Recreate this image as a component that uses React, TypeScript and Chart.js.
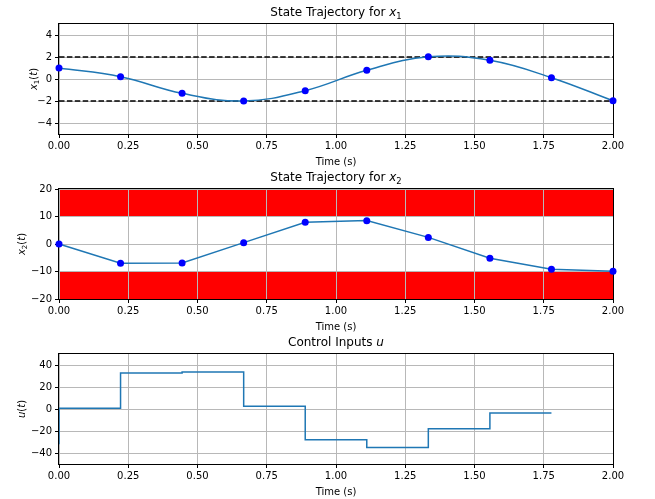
import React, { useEffect, useRef } from 'react';
import { Chart, registerables } from 'chart.js';

Chart.register(...registerables);

// ---- data ----
const times = [0, 0.2222, 0.4444, 0.6667, 0.8889, 1.1111, 1.3333, 1.5556, 1.7778, 2.0];
const x1Values = [1.0, 0.21, -1.3, -2.0, -1.06, 0.79, 2.02, 1.7, 0.12, -1.98];
const x2Values = [0, -7.0, -6.9, 0.5, 7.9, 8.5, 2.4, -5.2, -9.2, -9.9];
const uTimes = [0, 0, 0.2222, 0.4444, 0.6667, 0.8889, 1.1111, 1.3333, 1.5556, 1.7778];
const uValues = [-32, 0.6, 32.7, 33.6, 2.6, -28, -35, -18, -3.7, -3.7];
const x1Bounds = [2, -2];
const x2UpperBand = [10, 20];
const x2LowerBand = [-20, -10];

const timeRange = [0, 2];
const x1Range = [-5, 5];
const x2Range = [-20, 20];
const uRange = [-50, 50];

const timeTicks = [0, 0.25, 0.5, 0.75, 1.0, 1.25, 1.5, 1.75, 2.0];
const x1Ticks = [-4, -2, 0, 2, 4];
const x2Ticks = [-20, -10, 0, 10, 20];
const uTicks = [-40, -20, 0, 20, 40];

type Seg = { t: string; it?: boolean; sub?: boolean };
const title1: Seg[] = [{ t: 'State Trajectory for ' }, { t: 'x', it: true }, { t: '1', sub: true }];
const title2: Seg[] = [{ t: 'State Trajectory for ' }, { t: 'x', it: true }, { t: '2', sub: true }];
const title3: Seg[] = [{ t: 'Control Inputs ' }, { t: 'u', it: true }];
const ylabel1: Seg[] = [{ t: 'x', it: true }, { t: '1', sub: true }, { t: '(' }, { t: 't', it: true }, { t: ')' }];
const ylabel2: Seg[] = [{ t: 'x', it: true }, { t: '2', sub: true }, { t: '(' }, { t: 't', it: true }, { t: ')' }];
const ylabel3: Seg[] = [{ t: 'u', it: true }, { t: '(' }, { t: 't', it: true }, { t: ')' }];
const xlabel: Seg[] = [{ t: 'Time (s)' }];

const FAMILY = '"DejaVu Sans", sans-serif';
const LINE_BLUE = '#1f77b4';
const GRID = '#b8b8b8';
const PANEL_H = 175;

function drawRich(ctx: CanvasRenderingContext2D, segs: Seg[], size: number, cx: number, cy: number, rotate: boolean) {
  ctx.save();
  ctx.translate(cx, cy);
  if (rotate) ctx.rotate(-Math.PI / 2);
  const fontOf = (s: Seg) => `${s.it ? 'italic ' : ''}${s.sub ? (size * 0.7).toFixed(1) : size}px ${FAMILY}`;
  let total = 0;
  const widths = segs.map((s) => {
    ctx.font = fontOf(s);
    const w = ctx.measureText(s.t).width;
    total += w;
    return w;
  });
  let x = -total / 2;
  ctx.fillStyle = '#000';
  ctx.textBaseline = 'alphabetic';
  ctx.textAlign = 'left';
  const base = size * 0.36;
  segs.forEach((s, i) => {
    ctx.font = fontOf(s);
    ctx.fillText(s.t, x, base + (s.sub ? size * 0.22 : 0));
    x += widths[i];
  });
  ctx.restore();
}

const tickFont = { family: FAMILY, size: 10 };

function xScale() {
  return {
    type: 'linear',
    min: timeRange[0],
    max: timeRange[1],
    afterBuildTicks: (s: any) => {
      s.ticks = timeTicks.map((v) => ({ value: v }));
    },
    afterFit: (s: any) => {
      s.height = PANEL_H - 134;
    },
    grid: { color: GRID, lineWidth: 1, tickColor: '#000', tickLength: 4, tickWidth: 1 },
    border: { display: false },
    ticks: {
      font: tickFont,
      color: '#000',
      padding: 2,
      maxRotation: 0,
      autoSkip: false,
      callback: (v: any) => Number(v).toFixed(2),
    },
  };
}

function yScale(range: number[], ticks: number[]) {
  return {
    type: 'linear',
    min: range[0],
    max: range[1],
    afterBuildTicks: (s: any) => {
      s.ticks = ticks.map((v) => ({ value: v }));
    },
    afterFit: (s: any) => {
      s.width = 59;
    },
    grid: { color: GRID, lineWidth: 1, tickColor: '#000', tickLength: 4, tickWidth: 1 },
    border: { display: false },
    ticks: {
      font: tickFont,
      color: '#000',
      padding: 3,
      callback: (v: any) => String(v).replace('-', '\u2212'),
    },
  };
}

function decor(title: Seg[], ylabel: Seg[], ylabelX: number) {
  return {
    id: 'decor',
    beforeDatasetsDraw(chart: any) {
      const { ctx, chartArea: a } = chart;
      ctx.save();
      ctx.strokeStyle = '#000';
      ctx.lineWidth = 1;
      ctx.strokeRect(Math.round(a.left) - 0.5, Math.round(a.top) - 0.5, Math.round(a.right - a.left) + 1, Math.round(a.bottom - a.top) + 1);
      ctx.restore();
    },
    afterDraw(chart: any) {
      const { ctx, chartArea: a } = chart;
      const cx = (a.left + a.right) / 2;
      drawRich(ctx, title, 12, cx, 12, false);
      drawRich(ctx, ylabel, 10, ylabelX, (a.top + a.bottom) / 2, true);
      drawRich(ctx, xlabel, 10, cx, 161, false);
    },
  };
}

function pts(xs: number[], ys: number[]) {
  return xs.map((x, i) => ({ x, y: ys[i] }));
}

function config(kind: number): any {
  const common = {
    animation: false,
    responsive: true,
    maintainAspectRatio: false,
    events: [],
    layout: { padding: { top: 24, right: 42, left: 0, bottom: 0 } },
    plugins: {
      legend: { display: false },
      tooltip: { enabled: false },
      filler: { propagate: false, drawTime: 'beforeDraw' },
    },
  };
  if (kind === 1) {
    return {
      type: 'line',
      data: {
        datasets: [
          {
            data: pts(times, x1Values),
            borderColor: LINE_BLUE,
            borderWidth: 1.5,
            tension: 0.4,
            pointRadius: 3.5,
            pointBackgroundColor: '#0000ff',
            pointBorderWidth: 0,
            clip: false,
            fill: false,
          },
          ...x1Bounds.map((b) => ({
            data: pts(timeRange, [b, b]),
            borderColor: '#000',
            borderWidth: 1.5,
            borderDash: [5.5, 2.4],
            pointRadius: 0,
            fill: false,
            clip: false,
          })),
        ],
      },
      options: { ...common, scales: { x: xScale(), y: yScale(x1Range, x1Ticks) } },
      plugins: [decor(title1, ylabel1, 33)],
    };
  }
  if (kind === 2) {
    return {
      type: 'line',
      data: {
        datasets: [
          {
            data: pts(times, x2Values),
            borderColor: LINE_BLUE,
            borderWidth: 1.5,
            tension: 0,
            pointRadius: 3.5,
            pointBackgroundColor: '#0000ff',
            pointBorderWidth: 0,
            clip: false,
            fill: false,
          },
          {
            data: pts(timeRange, [x2UpperBand[1], x2UpperBand[1]]),
            borderWidth: 0,
            pointRadius: 0,
            backgroundColor: '#ff0000',
            fill: { value: x2UpperBand[0] },
          },
          {
            data: pts(timeRange, [x2LowerBand[1], x2LowerBand[1]]),
            borderWidth: 0,
            pointRadius: 0,
            backgroundColor: '#ff0000',
            fill: { value: x2LowerBand[0] },
          },
        ],
      },
      options: { ...common, scales: { x: xScale(), y: yScale(x2Range, x2Ticks) } },
      plugins: [decor(title2, ylabel2, 21)],
    };
  }
  return {
    type: 'line',
    data: {
      datasets: [
        {
          data: pts(uTimes, uValues),
          borderColor: LINE_BLUE,
          borderWidth: 1.5,
          stepped: 'before',
          pointRadius: 0,
          fill: false,
        },
      ],
    },
    options: { ...common, scales: { x: xScale(), y: yScale(uRange, uTicks) } },
    plugins: [decor(title3, ylabel3, 21)],
  };
}

function Panel({ kind, top }: { kind: number; top: number }) {
  const ref = useRef<HTMLCanvasElement>(null);
  useEffect(() => {
    if (!ref.current) return;
    const chart = new Chart(ref.current, config(kind));
    return () => chart.destroy();
  }, [kind]);
  return (
    <div style={{ position: 'absolute', left: 0, top, width: 655, height: PANEL_H }}>
      <canvas ref={ref} />
    </div>
  );
}

export default function App() {
  return (
    <div style={{ position: 'fixed', left: 0, top: 0, width: 655, height: 499, background: '#fff', overflow: 'hidden' }}>
      <Panel kind={1} top={0} />
      <Panel kind={2} top={165} />
      <Panel kind={3} top={330} />
    </div>
  );
}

——————————

▶ **Challenge**: Begin at the first line of the data above and repeat each line exactly, stopping after the line containing "const uTicks = [-40, -20, 0, 20, 40];". Omit the pictures.

▶ **Output for this task**:
Recreate this image as a component that uses React, TypeScript and Chart.js.
import React, { useEffect, useRef } from 'react';
import { Chart, registerables } from 'chart.js';

Chart.register(...registerables);

// ---- data ----
const times = [0, 0.2222, 0.4444, 0.6667, 0.8889, 1.1111, 1.3333, 1.5556, 1.7778, 2.0];
const x1Values = [1.0, 0.21, -1.3, -2.0, -1.06, 0.79, 2.02, 1.7, 0.12, -1.98];
const x2Values = [0, -7.0, -6.9, 0.5, 7.9, 8.5, 2.4, -5.2, -9.2, -9.9];
const uTimes = [0, 0, 0.2222, 0.4444, 0.6667, 0.8889, 1.1111, 1.3333, 1.5556, 1.7778];
const uValues = [-32, 0.6, 32.7, 33.6, 2.6, -28, -35, -18, -3.7, -3.7];
const x1Bounds = [2, -2];
const x2UpperBand = [10, 20];
const x2LowerBand = [-20, -10];

const timeRange = [0, 2];
const x1Range = [-5, 5];
const x2Range = [-20, 20];
const uRange = [-50, 50];

const timeTicks = [0, 0.25, 0.5, 0.75, 1.0, 1.25, 1.5, 1.75, 2.0];
const x1Ticks = [-4, -2, 0, 2, 4];
const x2Ticks = [-20, -10, 0, 10, 20];
const uTicks = [-40, -20, 0, 20, 40];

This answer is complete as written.